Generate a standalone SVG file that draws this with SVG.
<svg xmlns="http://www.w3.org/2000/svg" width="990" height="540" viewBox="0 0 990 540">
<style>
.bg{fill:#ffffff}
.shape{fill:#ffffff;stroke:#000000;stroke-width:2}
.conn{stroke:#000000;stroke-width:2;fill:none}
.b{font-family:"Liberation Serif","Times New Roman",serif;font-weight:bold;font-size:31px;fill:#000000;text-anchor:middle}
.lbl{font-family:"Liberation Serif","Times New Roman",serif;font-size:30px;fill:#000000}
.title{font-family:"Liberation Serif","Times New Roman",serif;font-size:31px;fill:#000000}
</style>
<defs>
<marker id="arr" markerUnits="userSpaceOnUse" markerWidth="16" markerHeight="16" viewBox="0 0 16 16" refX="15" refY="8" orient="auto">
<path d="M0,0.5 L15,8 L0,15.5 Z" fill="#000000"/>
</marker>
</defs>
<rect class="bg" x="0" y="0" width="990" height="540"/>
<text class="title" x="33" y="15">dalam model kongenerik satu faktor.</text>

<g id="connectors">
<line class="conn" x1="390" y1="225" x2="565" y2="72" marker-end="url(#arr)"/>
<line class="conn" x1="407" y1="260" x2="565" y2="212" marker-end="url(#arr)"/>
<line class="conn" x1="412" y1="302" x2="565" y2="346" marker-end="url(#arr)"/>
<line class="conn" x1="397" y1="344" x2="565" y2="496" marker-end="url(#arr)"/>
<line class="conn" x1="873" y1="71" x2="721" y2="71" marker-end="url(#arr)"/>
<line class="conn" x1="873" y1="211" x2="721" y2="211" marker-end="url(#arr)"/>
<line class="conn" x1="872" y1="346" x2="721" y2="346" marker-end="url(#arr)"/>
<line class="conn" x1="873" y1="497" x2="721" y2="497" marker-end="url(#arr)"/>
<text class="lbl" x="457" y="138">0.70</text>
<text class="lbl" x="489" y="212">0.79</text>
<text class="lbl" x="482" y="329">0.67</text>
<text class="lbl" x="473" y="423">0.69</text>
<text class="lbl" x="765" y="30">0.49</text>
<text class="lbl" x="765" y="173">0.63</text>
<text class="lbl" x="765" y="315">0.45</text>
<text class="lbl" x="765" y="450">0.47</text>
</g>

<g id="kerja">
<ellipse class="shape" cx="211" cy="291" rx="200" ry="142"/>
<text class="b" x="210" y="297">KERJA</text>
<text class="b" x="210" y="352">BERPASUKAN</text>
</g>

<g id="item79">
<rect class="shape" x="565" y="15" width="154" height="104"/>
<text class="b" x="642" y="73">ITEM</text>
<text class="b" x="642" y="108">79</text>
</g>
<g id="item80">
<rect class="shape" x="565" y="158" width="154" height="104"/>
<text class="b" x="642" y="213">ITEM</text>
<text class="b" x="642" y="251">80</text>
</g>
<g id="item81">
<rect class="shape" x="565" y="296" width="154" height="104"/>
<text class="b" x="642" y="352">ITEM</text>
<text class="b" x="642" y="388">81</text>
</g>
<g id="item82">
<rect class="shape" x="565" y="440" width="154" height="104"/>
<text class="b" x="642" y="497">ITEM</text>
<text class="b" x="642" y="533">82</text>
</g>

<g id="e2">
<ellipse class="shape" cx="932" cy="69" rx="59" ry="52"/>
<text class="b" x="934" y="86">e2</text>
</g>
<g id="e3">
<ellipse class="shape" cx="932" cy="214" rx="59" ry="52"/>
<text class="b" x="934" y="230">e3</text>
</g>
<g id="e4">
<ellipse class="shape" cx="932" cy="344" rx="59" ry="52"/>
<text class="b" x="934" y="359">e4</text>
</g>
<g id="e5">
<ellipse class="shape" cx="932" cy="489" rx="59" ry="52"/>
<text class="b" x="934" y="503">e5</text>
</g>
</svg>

### What to produce
Nothing should be left out: repeat all of the data exactly.

### Exercise answer
Generate a standalone SVG file that draws this with SVG.
<svg xmlns="http://www.w3.org/2000/svg" width="990" height="540" viewBox="0 0 990 540">
<style>
.bg{fill:#ffffff}
.shape{fill:#ffffff;stroke:#000000;stroke-width:2}
.conn{stroke:#000000;stroke-width:2;fill:none}
.b{font-family:"Liberation Serif","Times New Roman",serif;font-weight:bold;font-size:31px;fill:#000000;text-anchor:middle}
.lbl{font-family:"Liberation Serif","Times New Roman",serif;font-size:30px;fill:#000000}
.title{font-family:"Liberation Serif","Times New Roman",serif;font-size:31px;fill:#000000}
</style>
<defs>
<marker id="arr" markerUnits="userSpaceOnUse" markerWidth="16" markerHeight="16" viewBox="0 0 16 16" refX="15" refY="8" orient="auto">
<path d="M0,0.5 L15,8 L0,15.5 Z" fill="#000000"/>
</marker>
</defs>
<rect class="bg" x="0" y="0" width="990" height="540"/>
<text class="title" x="33" y="15">dalam model kongenerik satu faktor.</text>

<g id="connectors">
<line class="conn" x1="390" y1="225" x2="565" y2="72" marker-end="url(#arr)"/>
<line class="conn" x1="407" y1="260" x2="565" y2="212" marker-end="url(#arr)"/>
<line class="conn" x1="412" y1="302" x2="565" y2="346" marker-end="url(#arr)"/>
<line class="conn" x1="397" y1="344" x2="565" y2="496" marker-end="url(#arr)"/>
<line class="conn" x1="873" y1="71" x2="721" y2="71" marker-end="url(#arr)"/>
<line class="conn" x1="873" y1="211" x2="721" y2="211" marker-end="url(#arr)"/>
<line class="conn" x1="872" y1="346" x2="721" y2="346" marker-end="url(#arr)"/>
<line class="conn" x1="873" y1="497" x2="721" y2="497" marker-end="url(#arr)"/>
<text class="lbl" x="457" y="138">0.70</text>
<text class="lbl" x="489" y="212">0.79</text>
<text class="lbl" x="482" y="329">0.67</text>
<text class="lbl" x="473" y="423">0.69</text>
<text class="lbl" x="765" y="30">0.49</text>
<text class="lbl" x="765" y="173">0.63</text>
<text class="lbl" x="765" y="315">0.45</text>
<text class="lbl" x="765" y="450">0.47</text>
</g>

<g id="kerja">
<ellipse class="shape" cx="211" cy="291" rx="200" ry="142"/>
<text class="b" x="210" y="297">KERJA</text>
<text class="b" x="210" y="352">BERPASUKAN</text>
</g>

<g id="item79">
<rect class="shape" x="565" y="15" width="154" height="104"/>
<text class="b" x="642" y="73">ITEM</text>
<text class="b" x="642" y="108">79</text>
</g>
<g id="item80">
<rect class="shape" x="565" y="158" width="154" height="104"/>
<text class="b" x="642" y="213">ITEM</text>
<text class="b" x="642" y="251">80</text>
</g>
<g id="item81">
<rect class="shape" x="565" y="296" width="154" height="104"/>
<text class="b" x="642" y="352">ITEM</text>
<text class="b" x="642" y="388">81</text>
</g>
<g id="item82">
<rect class="shape" x="565" y="440" width="154" height="104"/>
<text class="b" x="642" y="497">ITEM</text>
<text class="b" x="642" y="533">82</text>
</g>

<g id="e2">
<ellipse class="shape" cx="932" cy="69" rx="59" ry="52"/>
<text class="b" x="934" y="86">e2</text>
</g>
<g id="e3">
<ellipse class="shape" cx="932" cy="214" rx="59" ry="52"/>
<text class="b" x="934" y="230">e3</text>
</g>
<g id="e4">
<ellipse class="shape" cx="932" cy="344" rx="59" ry="52"/>
<text class="b" x="934" y="359">e4</text>
</g>
<g id="e5">
<ellipse class="shape" cx="932" cy="489" rx="59" ry="52"/>
<text class="b" x="934" y="503">e5</text>
</g>
</svg>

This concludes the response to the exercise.